As a further caveat I don’t think water-boarding is torture.
Tom West
May 29 2013 at 11:13am
> As a further caveat I don’t think water-boarding is torture.
I think that’s pretty much the summary of the problem right there. I’m not certain there are a lot of people who “support torture”, but the line between pressure and torture isn’t all that obvious.

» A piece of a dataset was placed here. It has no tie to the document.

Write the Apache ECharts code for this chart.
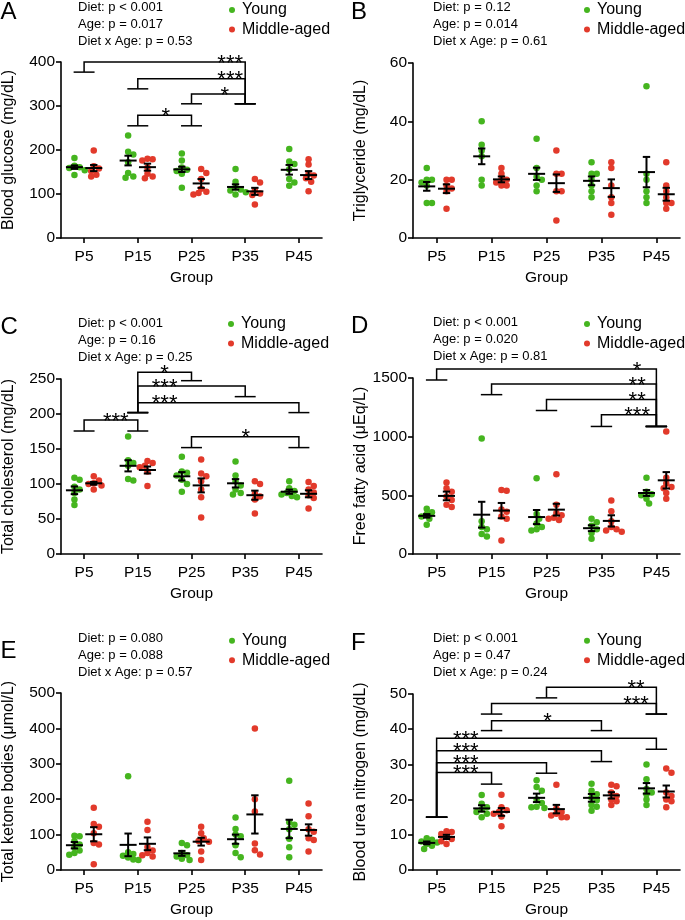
<!DOCTYPE html>
<html><head><meta charset="utf-8">
<script src="https://cdn.jsdelivr.net/npm/echarts@6/dist/echarts.min.js"></script>
<style>html,body{margin:0;padding:0;background:#fff}#c{width:685px;height:920px}</style>
</head><body><div id="c"></div>
<script>
const groups = ['P5', 'P15', 'P25', 'P35', 'P45'];
const seriesNames = ['Young', 'Middle-aged'];

// A: Blood glucose
const glucoseYoung = [[182,164,161,159,154,143],[233,196,190,172,148,140,137],[192,176,160,155,152,146,114],[157,128,115,110,108,104,99],[202,174,168,156,134,126,119]];
const glucoseMid = [[199,163,158,152,144,140],[180,179,176,160,146,140,136],[157,148,134,112,105,102,99],[134,126,108,101,98,76],[179,167,146,142,136,128,106]];
const glucoseYoungMean = [161,176,156,116,155];
const glucoseYoungSem = [4,11,6,6,11];
const glucoseMidMean = [159,161,124,106,143];
const glucoseMidSem = [7,8,10,8,9];
const glucoseStats = ['Diet: p < 0.001','Age: p = 0.017','Diet x Age: p = 0.53'];
// [fromGroup, toGroup, barValue, leftEndValue, rightEndValue, stars, starsAt]
const glucoseBrackets = [[0,3,400,377,305,'***',2.72],[1,3,362,339,305,'***',2.72],[2,3,327,305,305,'*',2.62],[1,2,279,255,255,'*',1.52]];

// B: Triglyceride
const tgYoung = [[24,20,20,19,18,12,12],[40,32,30,28,20,18],[34,24,21,20,18,16],[26,22,22,20,18,16,14],[52,22,20,16,14,12]];
const tgMid = [[20,20,18,17,16,10],[24,22,20,20,19,18,18],[30,22,22,16,16,6],[26,24,18,14,12,8],[26,18,16,14,12,12,10]];
const tgYoungMean = [17.7,28,22,19.6,22.6];
const tgYoungSem = [1.5,2.7,2.1,1.5,5.2];
const tgMidMean = [16.9,20.1,18.8,17.1,15];
const tgMidSem = [1.5,1,3,3,2.2];
const tgStats = ['Diet: p = 0.12','Age: p = 0.014','Diet x Age: p = 0.61'];
const tgBrackets = [];

// C: Total cholesterol
const tcYoung = [[109,106,96,92,87,78,70],[168,134,130,126,107,105],[139,118,116,112,106,100,89],[132,112,104,98,92,87,85],[104,94,90,87,85,83,81]];
const tcMid = [[111,105,101,100,98,92],[133,130,126,124,118,97],[135,115,111,104,92,81,52],[104,100,86,82,78,58],[103,97,92,88,84,80,65]];
const tcYoungMean = [91,126,111,101,89];
const tcYoungSem = [5.5,8,6,6,3];
const tcMidMean = [101,120,98,84,86];
const tcMidSem = [2,5,10,6.5,5];
const tcStats = ['Diet: p < 0.001','Age: p = 0.16','Diet x Age: p = 0.25'];
const tcBrackets = [[1,2,259.5,202,247.6,'*',1.5],[1,3,240,202,224.8,'***',1.5],[1,4,216,202,202,'***',1.5],[0,1,191.4,175.7,175.7,'***',0.59],[2,4,167.6,152,152,'*',3.01]];

// D: Free fatty acid
const ffaYoung = [[385,355,340,320,300,250],[985,280,230,210,170,150],[645,340,300,260,230,210,200],[300,270,240,210,180,130],[650,530,510,500,470,430]];
const ffaMid = [[610,560,530,490,460,420,400],[545,540,380,360,320,300,115],[680,420,350,330,310,300,290],[455,365,280,230,210,200,190],[1045,650,600,570,560,520,470]];
const ffaYoungMean = [325,335,315,220,520];
const ffaYoungSem = [15,110,60,25,25];
const ffaMidMean = [495,370,378,282,628];
const ffaMidSem = [37,65,50,48,70];
const ffaStats = ['Diet: p < 0.001','Age: p = 0.020','Diet x Age: p = 0.81'];
const ffaBrackets = [[0,4,1576,1483,1087,'*',3.65],[1,4,1449,1358,1087,'**',3.65],[2,4,1316,1223,1087,'**',3.65],[3,4,1186,1087,1087,'***',3.65]];

// E: Total ketone bodies
const tkbYoung = [[97,95,82,72,64,55,48,43],[265,50,45,40,35,30,28],[76,70,48,42,38,32,28],[148,116,100,95,70,48,36],[252,135,128,115,88,64,36]];
const tkbMid = [[176,130,122,104,76,72,16],[136,113,65,55,48,42,38],[122,104,90,82,80,52,28],[400,200,165,75,56,44],[188,152,115,108,90,85,52]];
const tkbYoungMean = [70,71,47,87,116];
const tkbYoungSem = [9,32,7,13,26];
const tkbMidMean = [101,74,80,157,113];
const tkbMidSem = [20,18,11,54,16];
const tkbStats = ['Diet: p = 0.080','Age: p = 0.088','Diet x Age: p = 0.57'];
const tkbBrackets = [];

// F: Blood urea nitrogen
const bunYoung = [[9.0,8.6,8.1,7.8,7.4,6.9,6.0],[21.3,18.8,17.8,17.2,16.5,16,15],[25.5,23.6,22.5,20,19,18,17.8,17.6],[24.5,22.5,21.5,20.5,19.8,18.5,18,16.8],[30,25.8,23,22,21.5,20,18.5]];
const bunMid = [[11,10.8,10.2,9.4,8.8,8.2,7.4],[21.4,17.8,17,16.5,16,15.2,12.4],[24.2,17.5,16.5,16,15.5,15,15],[24.2,23.8,22,21,20,19.5,18.5],[28.8,27.6,22,21,20,19.5,17.8]];
const bunYoungMean = [7.7,17.5,20.5,20.5,23.2];
const bunYoungSem = [0.4,0.9,1.2,1.1,1.5];
const bunMidMean = [9.4,16.5,17.3,21.2,22.3];
const bunMidSem = [0.6,1.1,1.2,0.9,1.7];
const bunStats = ['Diet: p < 0.001','Age: p = 0.47','Diet x Age: p = 0.24'];
const bunBrackets = [[2,4,51.9,48.9,44.3,'**',3.63],[1,4,47.3,44.3,44.3,'***',3.63],[1,3,42.4,39.6,39.6,'*',2.02],[0,4,37.4,15,34.3,'***',0.53],[0,3,33.9,15,30.8,'***',0.53],[0,2,30.5,15,27.5,'***',0.53],[0,1,27.7,15,24.4,'***',0.53]];

const yTitles = ['Blood glucose (mg/dL)','Triglyceride (mg/dL)','Total cholesterol (mg/dL)','Free fatty acid (μEq/L)','Total ketone bodies (μmol/L)','Blood urea nitrogen (mg/dL)'];
const yMaxes = [400, 60, 250, 1500, 500, 50];
const yIntervals = [100, 20, 50, 500, 100, 10];
const letters = ['A','B','C','D','E','F'];

const panelData = [
  [glucoseYoung, glucoseMid, glucoseYoungMean, glucoseYoungSem, glucoseMidMean, glucoseMidSem, glucoseStats, glucoseBrackets],
  [tgYoung, tgMid, tgYoungMean, tgYoungSem, tgMidMean, tgMidSem, tgStats, tgBrackets],
  [tcYoung, tcMid, tcYoungMean, tcYoungSem, tcMidMean, tcMidSem, tcStats, tcBrackets],
  [ffaYoung, ffaMid, ffaYoungMean, ffaYoungSem, ffaMidMean, ffaMidSem, ffaStats, ffaBrackets],
  [tkbYoung, tkbMid, tkbYoungMean, tkbYoungSem, tkbMidMean, tkbMidSem, tkbStats, tkbBrackets],
  [bunYoung, bunMid, bunYoungMean, bunYoungSem, bunMidMean, bunMidSem, bunStats, bunBrackets]
];

// ---- layout / style ----
const FONT = '"Liberation Sans", Arial, sans-serif';
const GREEN = '#45b51f', RED = '#e23a2b';
const layout = [
  {grid:[59,62,263,176],  letter:[0.5,12],   stats:[78,7],     legend:[232,10]},
  {grid:[413,63,267,175], letter:[351,12],   stats:[433,7],    legend:[587,10]},
  {grid:[59,379,263,175], letter:[0.5,327.5],stats:[78,323.3], legend:[231,324]},
  {grid:[413,378,267,176],letter:[351,326.3],stats:[433,322.7],legend:[587,324]},
  {grid:[59,693,263,177], letter:[0.5,651],  stats:[78,638.3], legend:[232,640.7]},
  {grid:[413,694,267,176],letter:[351,643.8],stats:[433,638],   legend:[587,640.7]}
];
const XMIN = -0.43, XMAX = 4.43, OFF = 0.18;

function swarm(values, center, xppu, yppu) {
  const d = 5.0, step = 2.6;
  const placed = [];
  const out = [];
  const order = values.map((v, i) => i).sort((a, b) => values[b] - values[a]);
  order.forEach(idx => {
    const py = values[idx] * yppu;
    let off = 0;
    for (let k = 0; k < 20; k++) {
      const cand = k === 0 ? 0 : (k % 2 ? 1 : -1) * Math.ceil(k / 2) * step;
      if (placed.every(p => Math.hypot(p[0] - cand, p[1] - py) >= d)) { off = cand; break; }
    }
    placed.push([off, py]);
    out.push([center + off / xppu, values[idx]]);
  });
  return out;
}

const lineSt = {stroke: '#000', lineWidth: 2, fill: null};
function renderMean(params, api) {
  const x = api.value(0), m = api.value(1), s = api.value(2);
  const c = api.coord([x, m]), t = api.coord([x, m + s]), b = api.coord([x, m - s]);
  return {type: 'group', children: [
    {type: 'line', shape: {x1: c[0] - 8.5, y1: c[1], x2: c[0] + 8.5, y2: c[1]}, style: lineSt},
    {type: 'line', shape: {x1: c[0], y1: t[1], x2: c[0], y2: b[1]}, style: lineSt},
    {type: 'line', shape: {x1: c[0] - 3.7, y1: t[1], x2: c[0] + 3.7, y2: t[1]}, style: lineSt},
    {type: 'line', shape: {x1: c[0] - 3.7, y1: b[1], x2: c[0] + 3.7, y2: b[1]}, style: lineSt}
  ]};
}
function makeBracketRenderer(brackets) {
  return function (params, api) {
    const br = brackets[params.dataIndex];
    const a0 = api.coord([br[0], br[3]]), a1 = api.coord([br[0], br[2]]);
    const b1 = api.coord([br[1], br[2]]), b0 = api.coord([br[1], br[4]]);
    const capW = api.size([0.195, 0])[0];
    const lbl = api.coord([br[6], br[2]]);
    const st = {stroke: '#000', lineWidth: 1.5, fill: null};
    return {type: 'group', children: [
      {type: 'polyline', shape: {points: [a0, a1, b1, b0]}, style: st},
      {type: 'line', shape: {x1: a0[0] - capW, y1: a0[1], x2: a0[0] + capW, y2: a0[1]}, style: st},
      {type: 'line', shape: {x1: b0[0] - capW, y1: b0[1], x2: b0[0] + capW, y2: b0[1]}, style: st},
      {type: 'text', x: lbl[0], y: lbl[1] + 1.5, style: {text: br[5], fontSize: 22, fontFamily: FONT, fill: '#000',
        align: 'center', textAlign: 'center', verticalAlign: 'middle', textVerticalAlign: 'middle'}}
    ]};
  };
}

const option = {animation: false, backgroundColor: '#fff', textStyle: {fontFamily: FONT},
  grid: [], xAxis: [], yAxis: [], series: [], legend: [], graphic: {elements: []}};

layout.forEach((L, i) => {
  const [left, top, width, height] = L.grid;
  const [young, mid, ym, ys, mm, ms, stats, brackets] = panelData[i];
  option.grid.push({left, top, width, height});
  option.xAxis.push({gridIndex: i, type: 'value', min: XMIN, max: XMAX,
    name: 'Group', nameLocation: 'middle', nameGap: 32,
    nameTextStyle: {fontSize: 15.5, color: '#000', fontFamily: FONT},
    axisLine: {show: true, lineStyle: {color: '#000', width: 1.6}},
    axisTick: {show: true, length: 5, lineStyle: {color: '#000', width: 1.6}, customValues: [0,1,2,3,4]},
    axisLabel: {customValues: [0,1,2,3,4], formatter: v => groups[Math.round(v)], fontSize: 15.5, color: '#000', margin: 11, fontFamily: FONT},
    splitLine: {show: false}});
  option.yAxis.push({gridIndex: i, type: 'value', min: 0, max: yMaxes[i], interval: yIntervals[i],
    name: yTitles[i], nameLocation: 'middle', nameGap: 44,
    nameTextStyle: {fontSize: 16, color: '#000', fontFamily: FONT},
    axisLine: {show: true, onZero: false, lineStyle: {color: '#000', width: 1.6}},
    axisTick: {show: true, length: 5, lineStyle: {color: '#000', width: 1.6}},
    axisLabel: {fontSize: 15.5, color: '#000', margin: 6, fontFamily: FONT, formatter: v => String(v)},
    splitLine: {show: false}});
  const xppu = width / (XMAX - XMIN), yppu = height / yMaxes[i];
  const yPts = [], mPts = [];
  young.forEach((vals, g) => yPts.push(...swarm(vals, g - OFF, xppu, yppu)));
  mid.forEach((vals, g) => mPts.push(...swarm(vals, g + OFF, xppu, yppu)));
  option.series.push({name: 'Young', type: 'scatter', xAxisIndex: i, yAxisIndex: i, data: yPts,
    symbolSize: 6.5, itemStyle: {color: GREEN, opacity: 1}, z: 2});
  option.series.push({name: 'Middle-aged', type: 'scatter', xAxisIndex: i, yAxisIndex: i, data: mPts,
    symbolSize: 6.5, itemStyle: {color: RED, opacity: 1}, z: 2});
  const meanData = [];
  groups.forEach((g, k) => { meanData.push([k - OFF, ym[k], ys[k]]); meanData.push([k + OFF, mm[k], ms[k]]); });
  option.series.push({type: 'custom', xAxisIndex: i, yAxisIndex: i, data: meanData, renderItem: renderMean,
    encode: {x: 0, y: 1}, z: 5, silent: true});
  if (brackets.length) {
    option.series.push({type: 'custom', xAxisIndex: i, yAxisIndex: i, clip: false,
      data: brackets.map(b => [b[0], b[2]]), renderItem: makeBracketRenderer(brackets),
      encode: {x: 0, y: 1}, z: 4, silent: true});
  }
  option.legend.push({data: seriesNames, orient: 'vertical', left: L.legend[0] - 3, top: L.legend[1] - 8,
    itemWidth: 6, itemHeight: 6, itemGap: 3.5, icon: 'circle', selectedMode: false, padding: 0,
    textStyle: {fontSize: 16, lineHeight: 16, color: '#000', fontFamily: FONT, padding: [0, 0, 0, 2]}});
  option.graphic.elements.push({type: 'text', x: L.letter[0], y: L.letter[1],
    style: {text: letters[i], fontSize: 24, fontFamily: FONT, fill: '#000', verticalAlign: 'middle', textVerticalAlign: 'middle'}});
  stats.forEach((s, k) => option.graphic.elements.push({type: 'text', x: L.stats[0], y: L.stats[1] + 17 * k,
    style: {text: s, fontSize: 13, fontFamily: FONT, fill: '#000', verticalAlign: 'middle', textVerticalAlign: 'middle'}}));
});

const chart = echarts.init(document.getElementById('c'), null, {renderer: 'canvas'});
chart.setOption(option);
</script></body></html>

After all, I absolutely consider water-boarding torture in the classical sense, but given there’s obviously a substantial portion of the populace who disagrees with me, it’s guess it’s not open-and-shut.
Ken B
May 29 2013 at 11:38am
@Tom West:
I agree this a gray area. But from what I have read, from people who allowed themselves to be water boarded is
1. they felt no pain
2. they suffered no damage
3. they recovered almost instantly
I am curious if you can cite any of the “classical” tortures of which any of that can be said. Wrack, thumb-screws, bastinado, I have tried quite a few examples against these criteria …
So while it’s something, and it’s unpleasant, and it suffers from the same “say anything” problems torture has it’s not quite the same thing. We need another word.
Tom West
May 30 2013 at 11:39pm
I am curious if you can cite any of the “classical” tortures of which any of that can be said.
You have a point there. On the other hand, I’m fairly certain I’d be willing to go through a low-level beating (which is considered torture, albeit at the lower end of the scale) than get water-boarded.
As I said, there’s obviously room for disagreement, which makes criminal prosecution rather iffy.
I believe the word your looking for is “enhanced interrogation”. Obviously though, people fighting against water-boarding want it called ‘torture’.
Ken B
May 31 2013 at 9:42am
@Tom West:
A bit off track perhaps but …
One of the real problems with “enhancements” of any sort is their tendency to elicit whatever the interrogator wants to hear. In the 30s the NKVD found a simple way to get old bolsheviks to confess to any crime at all: sleep deprivation. Bukharin and Zinoviev were not beaten, wracked, or even water-boarded. They were kept awake.
Now the system had a flaw compared to torture: when rested the victims would recant. However the world is full of people who would apologize for anything the Soviets did or said, so the confessions served Stalin well.
In short, I agree there are issues even absent what we are calling “classical” torture.